Читаем Как работает стихотворение Бродского полностью

Одна из основных тем Бродского — пересечение границ: государственных и иных. В числе этих иных — граница смерти. В предлагаемой статье мы рассмотрим одно из его многочисленных стихотворений, посвященных пересечению этой границы.

Стихотворения «На смерть…» [59] [60]занимают особое и чрезвычайно важное место в наследии Бродского. Конечно, в первую очередь, в соответствии с традицией, дело идет о смерти поэта (особый интерес в этом смысле представляет стихотворение «На столетие Анны Ахматовой» — формально оно посвящено годовщине рождения, содержательно же это типичное для Бродского стихотворение «на смерть»), но дело к этому не сводится. Бродский посвящает стихотворения смертям родных, друзей и любовниц, некоторые из них названы прямо, другие обозначены инициалами или не названы вовсе: так, стихотворение «Памяти Н.Н.» начинается словами: «Я позабыл тебя», а «На смерть друга»[61] — обращением: «Имяреку, тебе». Создается даже впечатление, что Бродского более интересует сама смерть, нежели тот, кто умер. В этом контексте показательны такие стихотворения, как «Похороны Бобо», «Осенний крик ястреба» и особенно «Бабочка» и «Муха». Незначительность — как будто бы — умершего подчеркивает значимость самой смерти. Свой разбор «Новогоднего» Марины Цветаевой Бродский считает (в 1981 году) необходимым предварить следующим рассуждением: «Всякое стихотворение «На смерть…», как правило, служит для автора не только средством выразить свои ощущения в связи с утратой, но и поводом для рассуждений более общего порядка о феномене смерти как таковом. Оплакивая потерю (любимого существа, национального героя, друга и властителя дум), автор зачастую оплакивает — прямым, косвенным, иногда бессознательным образом — самого себя, ибо трагедийная интонация всегда автобиографична. Иными словами, в любом, стихотворении «На смерть» есть элемент автопортрета. <…> Возможно, единственным недостатком этих во всех отношениях естественных и уважения достойных чувств является тот факт, что мы узнаем больше об авторе и его отношении к возможной собственной смерти, нежели о том, что действительно произошло с другим лицом. С другой стороны, стихотворение — не репортаж, и зачастую сама трагическая музыка стихотворения сообщает нам о происходящем более подробно, чем детальное описание. Тем не менее трудно, подчас просто неловко бороться с ощущением, что пишущий находится к своему объекту в положении зрителя на сцене и что для него больше значения имеет его собственная реакция (слезы, не аплодисменты), нежели ужас происходящего; что, в лучшем случае, он просто находится в первом ряду партера» (IV; 78–79).

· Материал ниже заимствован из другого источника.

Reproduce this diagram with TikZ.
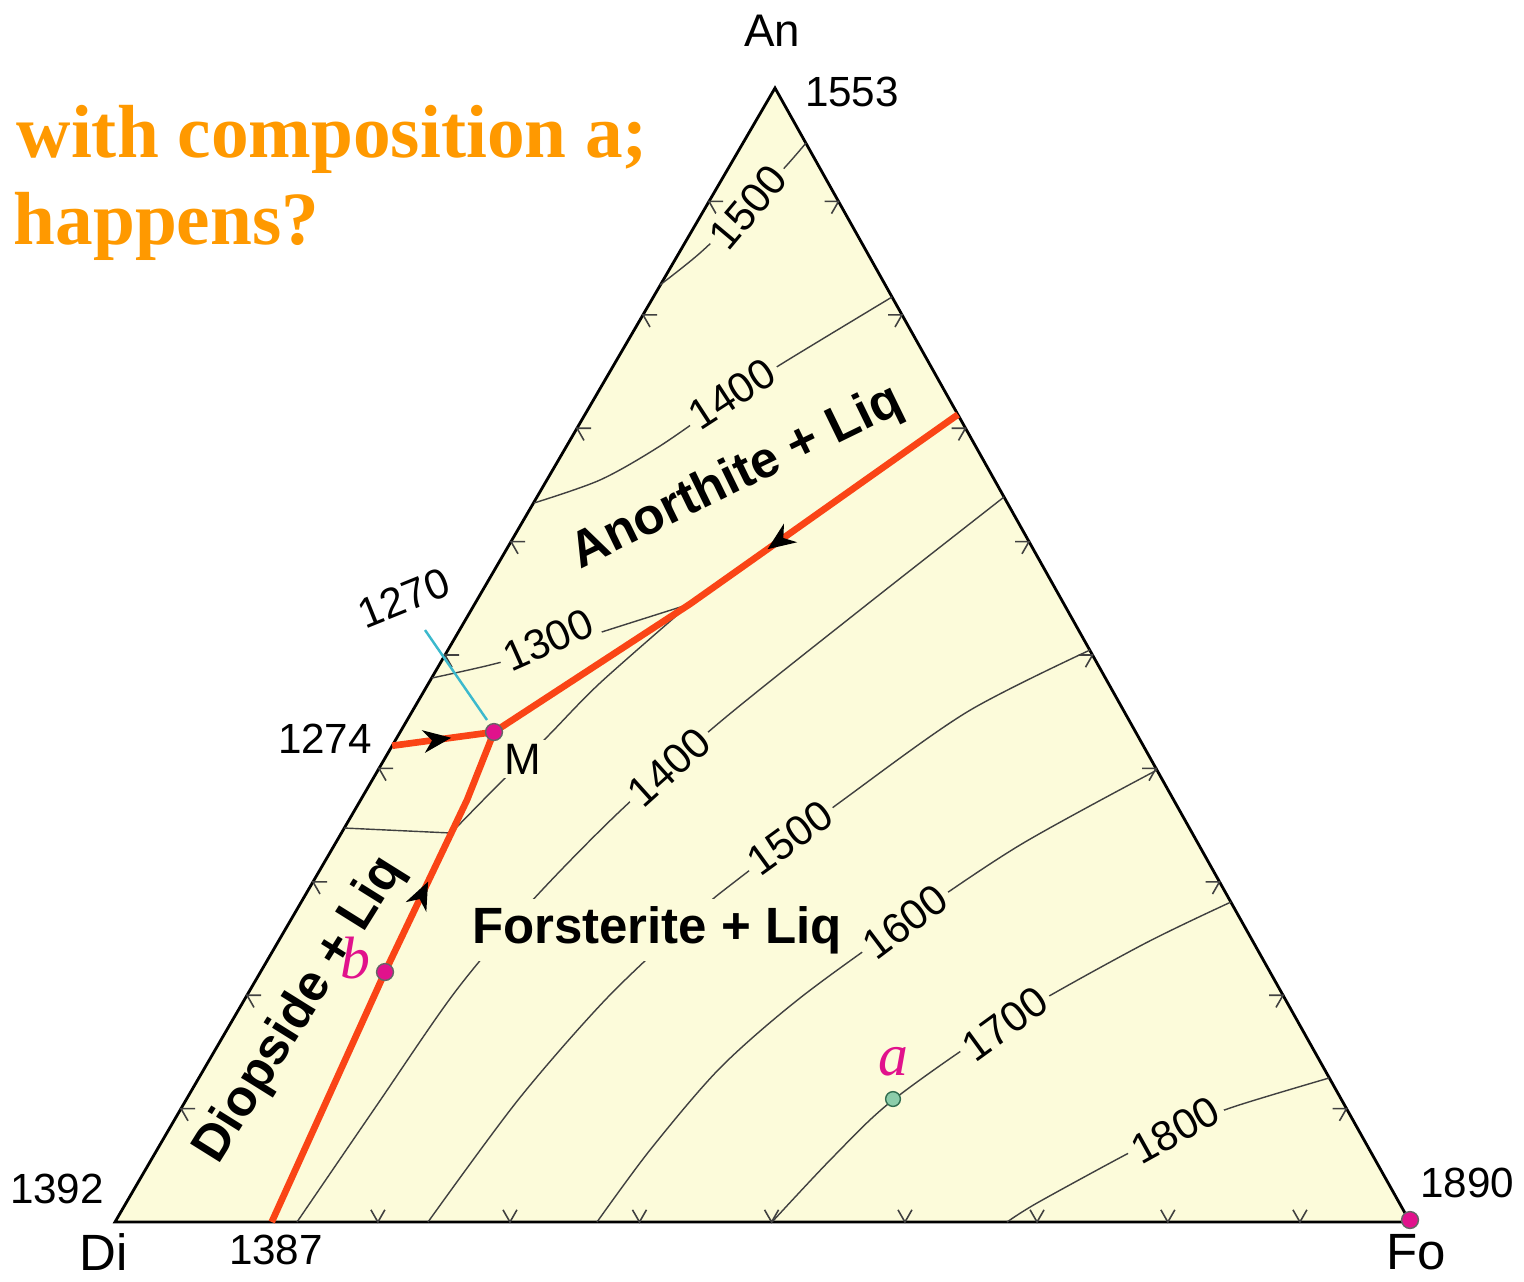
\documentclass[tikz,border=0pt]{standalone}
\usepackage{fontspec}
\setmainfont{Liberation Sans}
\newfontfamily\serifface{Liberation Serif}
\usetikzlibrary{positioning,arrows.meta,calc,decorations.markings}

\definecolor{paper}{RGB}{252,251,218}
\definecolor{lava}{RGB}{250,68,22}
\definecolor{qorange}{RGB}{255,153,0}
\definecolor{pinkdot}{RGB}{225,18,140}
\definecolor{divide}{RGB}{60,185,205}
\definecolor{olivine}{RGB}{140,205,170}
\definecolor{olivdark}{RGB}{50,110,80}

\begin{document}
\begin{tikzpicture}[x=0.01cm, y=-0.01cm,
  every node/.style={font=\fontsize{12}{14}\selectfont, inner sep=1pt},
  side/.style={draw=black, line width=0.8pt, fill=paper, line join=miter},
  iso/.style={black!75, line width=0.4pt},
  tk/.style={black!75, line width=0.45pt},
  lbl/.style={fill=paper, inner sep=1.5pt},
  field/.style={font=\fontsize{14.5}{16}\selectfont\bfseries},
  apex/.style={font=\fontsize{14.5}{16}\selectfont},
  cotectic/.style={lava, line width=1.9pt, line join=round},
  flow/.style={postaction={decorate}, decoration={markings,
    mark=at position #1 with {\arrow[black, line width=0.4pt]{Stealth[length=8pt, width=6.5pt, inset=2.5pt]}}}},
  pnt/.style={circle, draw=black!60, line width=0.4pt, fill=pinkdot, minimum size=4.8pt, inner sep=0pt},
  ptlbl/.style={font=\serifface\itshape\fontsize{17}{17}\selectfont, text=pinkdot, inner sep=0pt},
  question/.style={font=\serifface\bfseries\fontsize{21.4}{25}\selectfont, text=qorange, inner sep=0pt, anchor=base west}
]
\useasboundingbox (0,0) rectangle (1524,1281);

% question text
\node[question] (q1) at (16,157) {with composition a;};
\node[question] (q2) at (13,244) {happens?};

% ternary triangle
\coordinate (An) at (775,88);
\coordinate (Di) at (115,1222);
\coordinate (Fo) at (1410,1222);
\draw[side] (An) -- (Di) -- (Fo) -- cycle;

% ticks along the three sides
\foreach \f in {0.1,0.2,0.3,0.4,0.5,0.6,0.7,0.8,0.9} {
  \draw[tk] ($(An)!\f!(Di)$) ++(14,0) -- ++(-14,0) -- ++(7,12.2);
  \draw[tk] ($(An)!\f!(Fo)$) ++(-14,0) -- ++(14,0) -- ++(-7,12.2);
}
\foreach \f in {0.203,0.305,0.405,0.507,0.610,0.712,0.813,0.915} {
  \draw[tk] ($(Di)!\f!(Fo)$) ++(-7,-12.2) -- ++(7,12.2) -- ++(7,-12.2);
}

% isotherms, anorthite field
\draw[iso] plot[smooth] coordinates {(660,285) (700,253) (748,207) (787,165) (806,143)};
\draw[iso] plot[smooth] coordinates {(534,503) (600,480) (660,446) (732,396) (783,363) (892,297)};
\draw[iso] plot[smooth] coordinates {(432,678) (490,665) (549,649) (608,630) (690,604)};
% isotherm, diopside field
\draw[iso] (344,828) -- (451,833);
% isotherms, forsterite field
\draw[iso] plot[smooth] coordinates {(451,833) (500,783) (547,737) (600,683) (690,604)};
\draw[iso] plot[smooth] coordinates {(297,1222) (377,1105) (455,992) (530,903) (618,813) (720,722) (860,610) (1004,497)};
\draw[iso] plot[smooth] coordinates {(428,1222) (518,1100) (607,998) (697,913) (737,880) (843,800) (967,712) (1090,650)};
\draw[iso] plot[smooth] coordinates {(597,1222) (650,1150) (720,1068) (800,998) (905,922) (1020,845) (1157,770)};
\draw[iso] plot[smooth] coordinates {(772,1222) (833,1157) (893,1100) (1005,1022) (1140,946) (1231,902)};
\draw[iso] plot[smooth] coordinates {(1007,1222) (1037,1203) (1125,1155) (1175,1130) (1233,1107) (1329,1078)};

% cotectic boundaries and the minimum M
\coordinate (e1) at ($(An)!0.288!(Fo)$);
\coordinate (e2) at ($(An)!0.580!(Di)$);
\coordinate (e3) at ($(Di)!0.121!(Fo)$);
\coordinate (m) at (494,732);
\coordinate (k1) at (690,604);
\coordinate (k2) at (467,800);
\coordinate (pb) at (385,972);
\draw[cotectic, flow=0.415] (e1) -- (k1) -- (m);
\draw[cotectic, flow=0.58] (e2) -- (m);
\draw[cotectic, flow=0.696] (e3) -- (pb) -- (k2) -- (m);

% thermal divide
\coordinate (c1) at (425,630);
\coordinate (c2) at (487,720);
\draw[divide, line width=0.7pt] (c1) -- (c2);

% isotherm labels
\node[lbl, rotate=50] (tA15) at (748,207) {1500};
\node[lbl, rotate=33] (tA14) at (732,394) {1400};
\node[lbl, rotate=24] (tA13) at (548,640) {1300};
\node[lbl, rotate=42] (tF14) at (669,767) {1400};
\node[lbl, rotate=36] (tF15) at (790,838) {1500};
\node[lbl, rotate=37] (tF16) at (905,922) {1600};
\node[lbl, rotate=36] (tF17) at (1005,1024) {1700};
\node[lbl, rotate=29] (tF18) at (1175,1130) {1800};

% phase fields
\node[field, rotate=26] (fAn) at (737,478) {Anorthite + Liq};
\node[field, fill=paper, inner sep=2pt] (fFo) at (657,930) {Forsterite + Liq};
\node[field, rotate=58] (fDi) at (300,1010) {Diopside + Liq};

% apices and melting points
\node[font=\fontsize{13}{15}\selectfont] (lAn) at (772,31) {An};
\node[apex] (lDi) at (104,1252) {Di};
\node[apex] (lFo) at (1416,1252) {Fo};
\node (t1553) at (852,92) {1553};
\node (t1392) at (57,1189) {1392};
\node (t1387) at (276,1250) {1387};
\node (t1890) at (1467,1183) {1890};
\node (t1274) at (325,739) {1274};
\node[rotate=22] (t1270) at (404,598) {1270};

% points
\node[pnt] (M) at (m) {};
\node[pnt] (B) at (pb) {};
\node[pnt] (pFo) at (1410,1220) {};
\node[pnt, fill=olivine, draw=olivdark, minimum size=4.2pt] (A) at (893,1099) {};
\node[lbl, inner sep=1pt, font=\fontsize{12.5}{14}\selectfont] (lM) at (523,759) {M};
\node[ptlbl] (lb) at (355,958) {b};
\node[ptlbl] (la) at (893,1062) {a};
\end{tikzpicture}
\end{document}
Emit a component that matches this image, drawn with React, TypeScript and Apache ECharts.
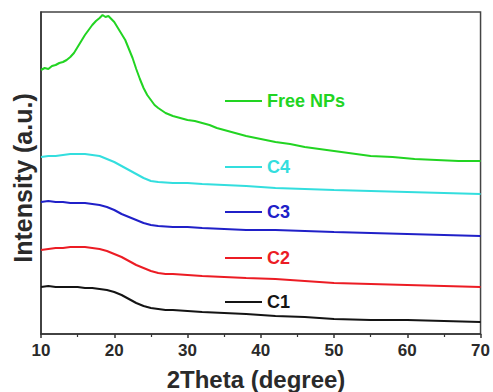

Хотя сказано это тоном, предполагающим, что к самому говорящему это никакого отношения не имеет, анализируемый нами текст начинается именно с фиксации позиции субъекта речи по отношению к предмету его изображения. В точном соответствии с приведенным пассажем субъект речи является именно зрителем: стихотворение начинается с демонстративного «Вижу…», которое анафорически повторяется в 5-м стихе[62]. Текст — во всяком случае, его начало — и строится по принципу репортажа: говорю то, что непосредственно вижу. Однако располагается этот зритель отнюдь не на сцене и даже не в первом ряду партера: расстояние между ним и наблюдаемым им действом определяется различием между, так сказать, разрешающей способностью зрения и слуха — «я» текста находится достаточно близко, чтобы все и в деталях видеть, но недостаточно близко, чтобы что-нибудь услышать: с одной стороны, вижу, с другой же стороны, ветер сюда не доносит мне звуков. Таким образом, «я» оказывается именно и лишь зрителем, свидетелем (в прямом, этимологическом смысле слова). Увеличение расстояния между субъектом и объектом речи связано не с отдалением субъекта со сцены в партер или даже на галерку, но, напротив, с удалением объекта.

Далее, характер изображения заставляет предположить, что свидетель этот находится не в общей толпе зрителей, не на одной плоскости с похоронной процессией, но определенным образом возвышается над нею (например, наблюдает из окна или с балкона, если продолжить образный ряд самого Бродского). Зная, где и как проходили похороны Жукова, можно было бы — хотя бы в качестве интеллектуального упражнения — задаться вопросом, где же физически могла бы располагаться позиция субъекта речи. Теперь, однако, следует наконец вспомнить, что сам Бродский в 1974 году, когда умер Жуков и когда было написано это стихотворение, в отличие от своего лирического alter ego, не только не слышал, но никак не мог и видеть похорон Жукова[63]. Речь, таким образом, может идти лишь о ментальном присутствии лирического субъекта, отнюдь не тождественного самому поэту.